• [To do]
Pictures stay out. Extract the lines below from the first one through the line with "hold_mv = -60", both included.

-------- Data section

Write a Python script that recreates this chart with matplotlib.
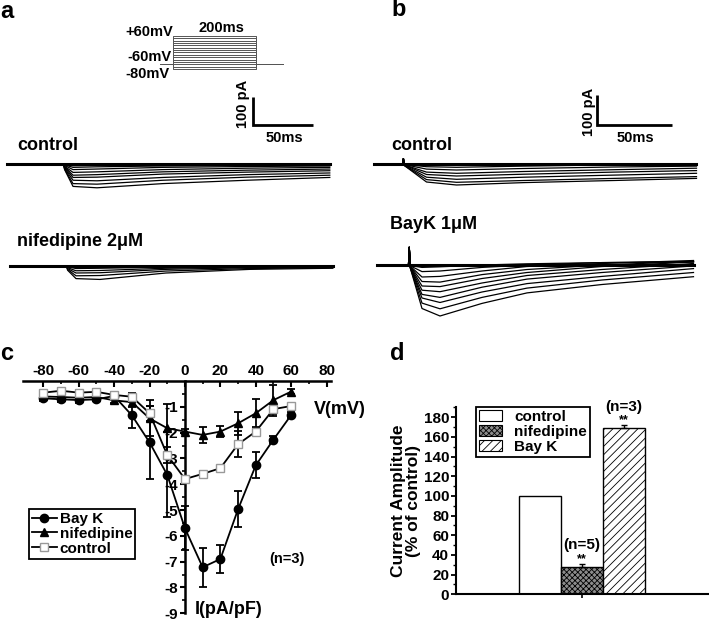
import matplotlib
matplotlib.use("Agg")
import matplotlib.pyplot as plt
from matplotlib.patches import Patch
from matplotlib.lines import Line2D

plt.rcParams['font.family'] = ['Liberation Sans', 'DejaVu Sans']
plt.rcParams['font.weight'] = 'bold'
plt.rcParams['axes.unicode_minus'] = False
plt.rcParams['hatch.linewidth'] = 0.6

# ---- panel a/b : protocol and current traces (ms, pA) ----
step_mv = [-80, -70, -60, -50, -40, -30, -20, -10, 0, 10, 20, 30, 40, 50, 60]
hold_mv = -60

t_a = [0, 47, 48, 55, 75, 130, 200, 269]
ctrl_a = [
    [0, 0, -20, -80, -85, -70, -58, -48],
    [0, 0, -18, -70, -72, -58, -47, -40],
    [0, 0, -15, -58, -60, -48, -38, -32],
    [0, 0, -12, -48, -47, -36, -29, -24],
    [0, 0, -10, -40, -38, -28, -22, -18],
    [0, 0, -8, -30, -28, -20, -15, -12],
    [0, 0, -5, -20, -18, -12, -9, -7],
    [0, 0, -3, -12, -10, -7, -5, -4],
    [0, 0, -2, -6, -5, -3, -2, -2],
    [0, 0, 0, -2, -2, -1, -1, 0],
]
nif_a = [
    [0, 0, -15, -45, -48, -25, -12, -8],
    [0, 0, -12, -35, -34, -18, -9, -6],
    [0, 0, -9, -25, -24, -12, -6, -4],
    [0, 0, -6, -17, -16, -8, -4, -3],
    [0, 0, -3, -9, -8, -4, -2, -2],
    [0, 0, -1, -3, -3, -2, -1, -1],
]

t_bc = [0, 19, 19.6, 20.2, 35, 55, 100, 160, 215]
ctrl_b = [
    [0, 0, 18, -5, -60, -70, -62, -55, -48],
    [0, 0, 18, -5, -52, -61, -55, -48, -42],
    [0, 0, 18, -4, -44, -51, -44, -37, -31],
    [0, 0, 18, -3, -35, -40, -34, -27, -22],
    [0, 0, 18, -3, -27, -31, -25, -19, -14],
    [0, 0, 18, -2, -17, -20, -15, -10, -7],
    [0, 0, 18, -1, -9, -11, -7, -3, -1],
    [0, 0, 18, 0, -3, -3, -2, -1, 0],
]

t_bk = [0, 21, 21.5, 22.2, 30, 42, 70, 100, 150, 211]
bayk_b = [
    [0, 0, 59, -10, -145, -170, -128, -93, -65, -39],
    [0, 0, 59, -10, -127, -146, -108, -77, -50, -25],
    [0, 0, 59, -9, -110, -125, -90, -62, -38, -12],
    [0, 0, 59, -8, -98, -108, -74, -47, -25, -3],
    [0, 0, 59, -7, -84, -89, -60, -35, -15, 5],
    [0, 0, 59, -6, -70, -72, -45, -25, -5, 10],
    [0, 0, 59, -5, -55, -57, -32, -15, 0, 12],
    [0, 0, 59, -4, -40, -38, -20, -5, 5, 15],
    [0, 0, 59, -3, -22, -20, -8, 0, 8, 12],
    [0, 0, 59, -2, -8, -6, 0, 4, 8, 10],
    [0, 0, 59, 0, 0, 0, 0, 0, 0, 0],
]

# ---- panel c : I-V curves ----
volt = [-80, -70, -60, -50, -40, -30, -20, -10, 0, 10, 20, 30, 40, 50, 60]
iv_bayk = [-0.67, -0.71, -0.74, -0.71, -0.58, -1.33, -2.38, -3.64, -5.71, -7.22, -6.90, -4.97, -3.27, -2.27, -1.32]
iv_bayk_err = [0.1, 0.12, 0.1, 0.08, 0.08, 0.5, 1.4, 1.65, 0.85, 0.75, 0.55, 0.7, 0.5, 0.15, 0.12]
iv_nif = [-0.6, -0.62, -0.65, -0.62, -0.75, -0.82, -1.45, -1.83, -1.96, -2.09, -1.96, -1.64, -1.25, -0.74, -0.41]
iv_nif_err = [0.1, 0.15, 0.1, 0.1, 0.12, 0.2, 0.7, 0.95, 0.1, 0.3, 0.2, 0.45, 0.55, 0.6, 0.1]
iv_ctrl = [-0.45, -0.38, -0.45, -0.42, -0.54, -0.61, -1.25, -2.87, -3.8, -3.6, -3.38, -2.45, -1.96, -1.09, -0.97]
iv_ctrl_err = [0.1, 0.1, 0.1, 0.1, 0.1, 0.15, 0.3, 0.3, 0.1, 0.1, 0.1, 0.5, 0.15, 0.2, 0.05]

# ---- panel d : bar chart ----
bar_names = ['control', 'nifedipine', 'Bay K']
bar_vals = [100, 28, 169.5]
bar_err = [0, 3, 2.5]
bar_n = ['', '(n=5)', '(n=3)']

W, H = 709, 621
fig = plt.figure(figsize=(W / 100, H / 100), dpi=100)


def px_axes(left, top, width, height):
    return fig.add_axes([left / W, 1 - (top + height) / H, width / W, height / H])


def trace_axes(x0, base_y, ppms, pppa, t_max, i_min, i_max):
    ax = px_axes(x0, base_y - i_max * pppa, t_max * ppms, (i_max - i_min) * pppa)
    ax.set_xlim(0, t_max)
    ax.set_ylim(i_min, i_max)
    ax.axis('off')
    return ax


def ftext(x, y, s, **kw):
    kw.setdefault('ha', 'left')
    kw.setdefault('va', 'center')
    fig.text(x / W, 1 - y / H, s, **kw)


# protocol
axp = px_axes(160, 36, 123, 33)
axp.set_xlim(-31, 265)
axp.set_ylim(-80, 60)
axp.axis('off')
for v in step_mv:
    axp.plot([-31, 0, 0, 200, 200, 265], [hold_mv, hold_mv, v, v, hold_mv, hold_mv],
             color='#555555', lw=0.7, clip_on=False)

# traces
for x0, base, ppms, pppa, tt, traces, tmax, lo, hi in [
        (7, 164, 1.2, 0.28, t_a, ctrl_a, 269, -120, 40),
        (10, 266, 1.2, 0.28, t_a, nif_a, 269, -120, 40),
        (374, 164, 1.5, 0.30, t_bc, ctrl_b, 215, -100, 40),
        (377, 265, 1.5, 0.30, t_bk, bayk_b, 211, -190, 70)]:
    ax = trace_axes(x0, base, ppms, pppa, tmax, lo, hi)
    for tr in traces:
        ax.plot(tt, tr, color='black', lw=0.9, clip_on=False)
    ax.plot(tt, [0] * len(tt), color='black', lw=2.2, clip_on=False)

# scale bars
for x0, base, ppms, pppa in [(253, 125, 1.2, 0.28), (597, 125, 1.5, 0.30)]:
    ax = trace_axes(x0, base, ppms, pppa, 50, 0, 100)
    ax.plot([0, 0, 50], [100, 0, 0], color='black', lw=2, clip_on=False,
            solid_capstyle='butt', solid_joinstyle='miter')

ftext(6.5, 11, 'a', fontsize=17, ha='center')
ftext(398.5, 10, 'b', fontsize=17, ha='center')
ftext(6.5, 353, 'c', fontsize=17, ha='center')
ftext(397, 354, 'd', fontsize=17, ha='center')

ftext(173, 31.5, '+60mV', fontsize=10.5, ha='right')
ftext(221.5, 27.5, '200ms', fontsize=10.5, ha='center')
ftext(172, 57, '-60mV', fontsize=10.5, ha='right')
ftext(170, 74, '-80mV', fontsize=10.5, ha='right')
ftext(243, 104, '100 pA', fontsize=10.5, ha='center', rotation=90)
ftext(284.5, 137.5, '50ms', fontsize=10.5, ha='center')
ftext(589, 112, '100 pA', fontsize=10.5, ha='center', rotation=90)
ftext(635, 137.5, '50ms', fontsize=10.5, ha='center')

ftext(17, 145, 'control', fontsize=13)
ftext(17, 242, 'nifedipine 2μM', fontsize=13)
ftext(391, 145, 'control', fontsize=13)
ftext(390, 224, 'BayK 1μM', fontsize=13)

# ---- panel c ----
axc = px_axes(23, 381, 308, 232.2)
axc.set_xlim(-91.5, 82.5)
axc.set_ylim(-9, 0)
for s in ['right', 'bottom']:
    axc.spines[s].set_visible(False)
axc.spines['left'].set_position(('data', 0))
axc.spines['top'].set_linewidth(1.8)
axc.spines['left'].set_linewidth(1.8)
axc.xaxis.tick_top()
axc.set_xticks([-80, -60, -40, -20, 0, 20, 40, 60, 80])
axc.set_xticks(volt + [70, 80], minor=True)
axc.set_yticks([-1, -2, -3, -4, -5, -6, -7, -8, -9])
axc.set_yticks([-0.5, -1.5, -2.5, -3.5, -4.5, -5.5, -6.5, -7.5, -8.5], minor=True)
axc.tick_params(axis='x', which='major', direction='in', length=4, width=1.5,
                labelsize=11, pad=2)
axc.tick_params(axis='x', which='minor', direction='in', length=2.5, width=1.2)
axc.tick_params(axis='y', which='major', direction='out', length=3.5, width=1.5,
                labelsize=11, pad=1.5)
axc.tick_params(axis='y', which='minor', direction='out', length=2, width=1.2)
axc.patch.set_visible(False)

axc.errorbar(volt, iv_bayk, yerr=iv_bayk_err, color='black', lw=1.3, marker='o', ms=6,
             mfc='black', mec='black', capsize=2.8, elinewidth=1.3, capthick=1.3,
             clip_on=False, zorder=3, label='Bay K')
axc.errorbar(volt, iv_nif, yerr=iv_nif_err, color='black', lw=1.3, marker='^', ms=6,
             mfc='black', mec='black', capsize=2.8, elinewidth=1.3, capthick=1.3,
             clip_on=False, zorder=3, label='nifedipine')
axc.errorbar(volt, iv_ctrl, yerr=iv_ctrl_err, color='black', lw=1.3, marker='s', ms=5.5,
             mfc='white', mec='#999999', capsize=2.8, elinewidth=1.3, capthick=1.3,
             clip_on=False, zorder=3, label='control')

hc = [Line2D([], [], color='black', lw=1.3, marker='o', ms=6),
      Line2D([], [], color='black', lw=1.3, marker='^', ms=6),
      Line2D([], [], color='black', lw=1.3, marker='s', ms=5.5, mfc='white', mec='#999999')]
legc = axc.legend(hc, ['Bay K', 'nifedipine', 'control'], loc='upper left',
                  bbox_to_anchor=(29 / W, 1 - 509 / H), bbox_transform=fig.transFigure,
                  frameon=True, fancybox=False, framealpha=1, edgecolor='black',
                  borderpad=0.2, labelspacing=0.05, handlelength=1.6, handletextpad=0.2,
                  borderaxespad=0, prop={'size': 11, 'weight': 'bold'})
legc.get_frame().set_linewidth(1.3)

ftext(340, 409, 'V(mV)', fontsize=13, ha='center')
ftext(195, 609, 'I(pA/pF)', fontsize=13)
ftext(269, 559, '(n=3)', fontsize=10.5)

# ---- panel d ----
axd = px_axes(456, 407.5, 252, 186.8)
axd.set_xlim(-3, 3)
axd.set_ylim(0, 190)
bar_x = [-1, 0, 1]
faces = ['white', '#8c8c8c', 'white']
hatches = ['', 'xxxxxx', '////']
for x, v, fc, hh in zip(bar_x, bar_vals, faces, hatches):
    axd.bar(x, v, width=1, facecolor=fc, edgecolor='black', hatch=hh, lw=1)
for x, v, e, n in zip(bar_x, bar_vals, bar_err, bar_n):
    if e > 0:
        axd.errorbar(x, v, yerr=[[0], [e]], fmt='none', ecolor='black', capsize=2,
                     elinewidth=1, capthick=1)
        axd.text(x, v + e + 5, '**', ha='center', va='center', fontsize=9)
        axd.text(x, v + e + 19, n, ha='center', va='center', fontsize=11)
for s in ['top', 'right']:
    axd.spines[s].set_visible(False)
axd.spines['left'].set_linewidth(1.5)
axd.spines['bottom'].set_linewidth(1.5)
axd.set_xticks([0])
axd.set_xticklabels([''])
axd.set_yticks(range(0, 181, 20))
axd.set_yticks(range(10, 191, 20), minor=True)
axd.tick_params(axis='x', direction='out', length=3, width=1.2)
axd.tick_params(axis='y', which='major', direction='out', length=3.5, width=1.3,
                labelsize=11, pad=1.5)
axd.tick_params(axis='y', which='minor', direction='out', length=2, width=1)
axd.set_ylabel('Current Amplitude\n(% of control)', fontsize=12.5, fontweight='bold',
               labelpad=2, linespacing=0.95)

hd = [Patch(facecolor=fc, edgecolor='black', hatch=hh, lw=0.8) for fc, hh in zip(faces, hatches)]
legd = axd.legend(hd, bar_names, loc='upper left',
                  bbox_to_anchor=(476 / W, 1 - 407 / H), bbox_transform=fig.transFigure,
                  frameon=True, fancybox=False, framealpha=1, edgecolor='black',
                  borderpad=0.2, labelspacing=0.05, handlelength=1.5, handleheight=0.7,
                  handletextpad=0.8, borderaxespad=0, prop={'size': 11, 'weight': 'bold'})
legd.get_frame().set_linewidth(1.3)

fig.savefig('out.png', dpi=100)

----------------

• [Task solution]
Write a Python script that recreates this chart with matplotlib.
import matplotlib
matplotlib.use("Agg")
import matplotlib.pyplot as plt
from matplotlib.patches import Patch
from matplotlib.lines import Line2D

plt.rcParams['font.family'] = ['Liberation Sans', 'DejaVu Sans']
plt.rcParams['font.weight'] = 'bold'
plt.rcParams['axes.unicode_minus'] = False
plt.rcParams['hatch.linewidth'] = 0.6

# ---- panel a/b : protocol and current traces (ms, pA) ----
step_mv = [-80, -70, -60, -50, -40, -30, -20, -10, 0, 10, 20, 30, 40, 50, 60]
hold_mv = -60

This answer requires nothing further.